Retailers look to online shoppers during Cyber Monday (+video)
While Black Friday tends to receive more attention, the annual Cyber Monday shopping day is expected to set records this year.
In fact, 2015 is expected to be the most lucrative Cyber Monday — always the first weekday after Thanksgiving — since the unofficial inception of the online marketing day in 2005, according to digital tracking firm Adobe. The firm expects shoppers to dole out about $3 billion over the Internet on Monday.
In south Wichita, one online art business was in the midst of its busiest day of the year, according to its founder.
“We max our capacity on Cyber Monday,” David Sasson, president of Overstockart.com, said Monday morning. “We’ll ship out in the range of 150 items today. This will be our busiest day of the year and our busiest weekend of the year.”
Strictly an online business, Overstockart sells oil-based reproductions of well-known pieces of art. The company’s 8,000-square-foot warehouse and office space was a bustling place Monday morning as employees scurried about finishing, packaging and framing pieces before they shipped out.
The handcrafted pieces, mostly oil paintings produced in China and Vietnam, depict famous displays by such artists as Vincent van Gogh, Oscar-Claude Monet and Pablo Picasso. Sasson, 47, said Overstockart also provides framing, and typically ships between 400 and 500 pieces during a typical week.
For the long Thanksgiving weekend from Black Friday through Monday, Sasson said he expects that Overstockart will do about $100,000 worth of business. adding that e-commerce has come a long way since the inception of Overstockart in 2002.
“Everything is sold online now,” Sasson said. “The technology now is allowing for merchants to sell unique products because we have product zooms and high-resolution images. It’s not really considered technology today because people expect to see exactly what they’re going to buy.
“Being able to essentially put a magnifying glass over an oil painting — that helped us greatly. Now, people can see the texture of the painting when, before that, they were thinking it was just an expensive print. They can see the difference now.”
With special deals and discounts abundant online on Monday, shoppers seemed to have little worry about cyber security and the possibility of identity theft as more than 121 million holiday shoppers planned to shop online Monday, according to a survey by the National Retail Federation. For the entire weekend, the federation predicted that 103 million people will have purchased something online.
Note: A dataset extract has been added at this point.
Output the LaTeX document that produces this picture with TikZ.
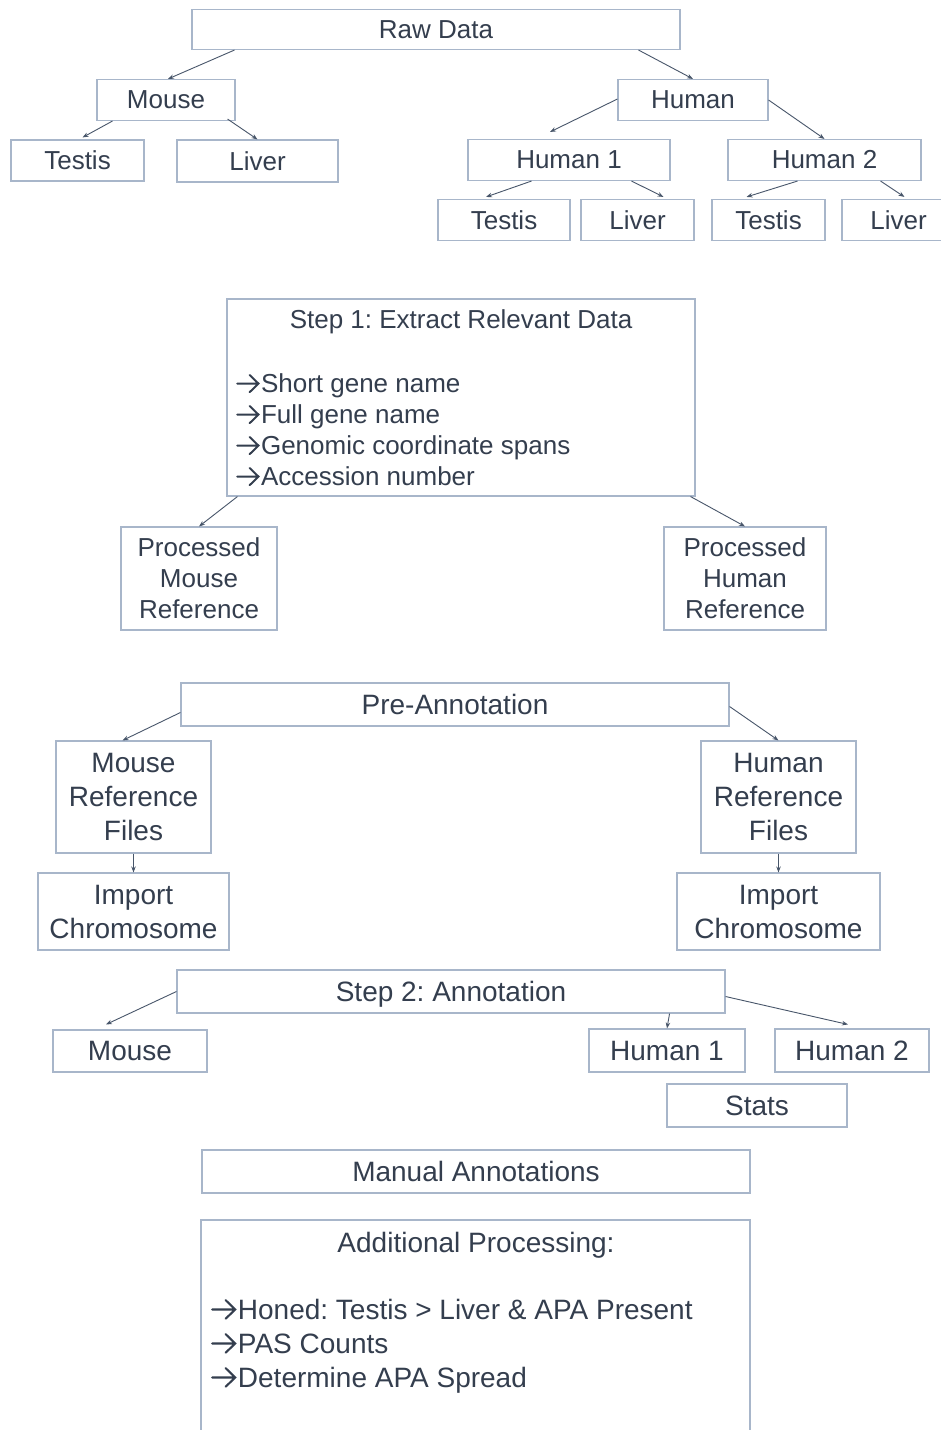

Adobe Digital Index reported that online spending Monday during the morning hours until 9 a.m. was up 14 percent this year compared with 2014. Some retailers, including Target and Foot Locker, experienced some glitches Monday, according to a report by the New York Times News Service.
Tom Murray, social media manager for The Golf Warehouse in Wichita, said this year’s Cyber Monday would probably end up on par with 2014. The warehouse sells golf, baseball, soccer and softball equipment.
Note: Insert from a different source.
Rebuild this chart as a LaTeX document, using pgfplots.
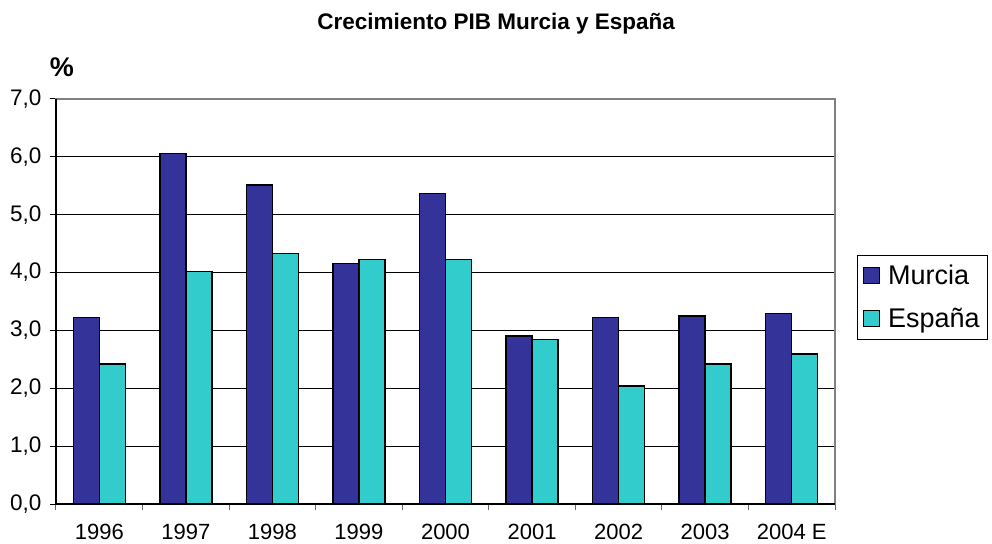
\documentclass[border=0pt]{standalone}
\usepackage{pgfplots}
\pgfplotsset{compat=1.18}
\usepackage{fontspec}
\setmainfont{Liberation Sans}
\definecolor{murcia}{HTML}{333399}
\definecolor{espana}{HTML}{33CCCC}
\begin{document}
\begin{tikzpicture}
\useasboundingbox (-56pt,-39pt) rectangle (936pt,504pt);
\begin{axis}[
  at={(0pt,0pt)}, anchor=south west,
  scale only axis, width=779pt, height=405pt,
  clip=false,
  xmin=-0.5, xmax=8.5, ymin=0, ymax=7,
  ybar=0pt, bar width=26pt,
  xtick={0,...,8},
  xticklabels={1996,1997,1998,1999,2000,2001,2002,2003,2004 E},
  minor xtick={-0.5,0.5,...,8.5},
  xtick pos=bottom, ytick pos=left,
  ytick={0,1,...,7},
  ymajorgrids, grid style={black, line width=1pt},
  tick align=outside,
  x tick style={draw=none},
  minor x tick style={draw=gray!80!black, line width=1pt},
  minor tick length=6pt,
  y tick style={black, line width=1pt},
  major tick length=6pt,
  axis line style={draw=gray, line width=2pt},
  ticklabel style={font=\fontsize{22.5}{26}\selectfont},
  yticklabel style={xshift=-5pt, /pgf/number format/.cd, fixed, fixed zerofill, precision=1, use comma, assume math mode=true},
  xticklabel style={inner sep=0pt, yshift=-14pt, font=\fontsize{22}{24}\selectfont},
  legend style={at={(rel axis cs:1.0282,0.6148)}, anchor=north west, draw=black, line width=0.8pt,
    font=\fontsize{27}{31}\selectfont, inner xsep=6pt, inner ysep=8pt, row sep=18pt,
    cells={anchor=west}, /tikz/every odd column/.append style={column sep=6pt}},
]
\addplot[fill=murcia, draw=black, line width=1.5pt,
  legend image code/.code={\draw[fill=murcia,draw=black,line width=0.8pt] (0pt,-7pt) rectangle (16pt,9pt);}]
  coordinates {(0,3.22) (1,6.06) (2,5.51) (3,4.16) (4,5.37) (5,2.90) (6,3.22) (7,3.25) (8,3.29)};
\addplot[fill=espana, draw=black, line width=1.5pt,
  legend image code/.code={\draw[fill=espana,draw=black,line width=0.8pt] (0pt,-7pt) rectangle (16pt,9pt);}]
  coordinates {(0,2.42) (1,4.02) (2,4.33) (3,4.23) (4,4.23) (5,2.84) (6,2.04) (7,2.42) (8,2.59)};
\legend{Murcia, España}
\draw[black, line width=1.3pt] (rel axis cs:0,1) -- (rel axis cs:0,0) -- (rel axis cs:1,0);
\node[font=\fontsize{22.5}{26}\selectfont\bfseries] at (rel axis cs:0.565,1.185) {Crecimiento PIB Murcia y España};
\node[font=\fontsize{27}{31}\selectfont\bfseries] at (rel axis cs:0.0077,1.079) {\%};
\end{axis}
\end{tikzpicture}
\end{document}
“(Monday) will be one of our biggest sales days of the year,” Murray said. “It’s an important day for us because we’re predominantly an online retailer.
“Black Friday used to be our most important day, but Cyber Monday has been making up ground lately. They’re pretty close right now.”
Numbers provided by Adobe on Monday showed that smartphones and electronic devices, such as tablets, were helping to drive online sales up. Adobe principal analyst Tamara Gaffney called the apparent retail momentum this holiday shopping season an appropriate “crowning for what’s been a banner year for online sales.”
Regionally, Adobe reported that Thanksgiving weekend online sales in the Kansas City area were expected to be up 31 percent year-over-year from 2014.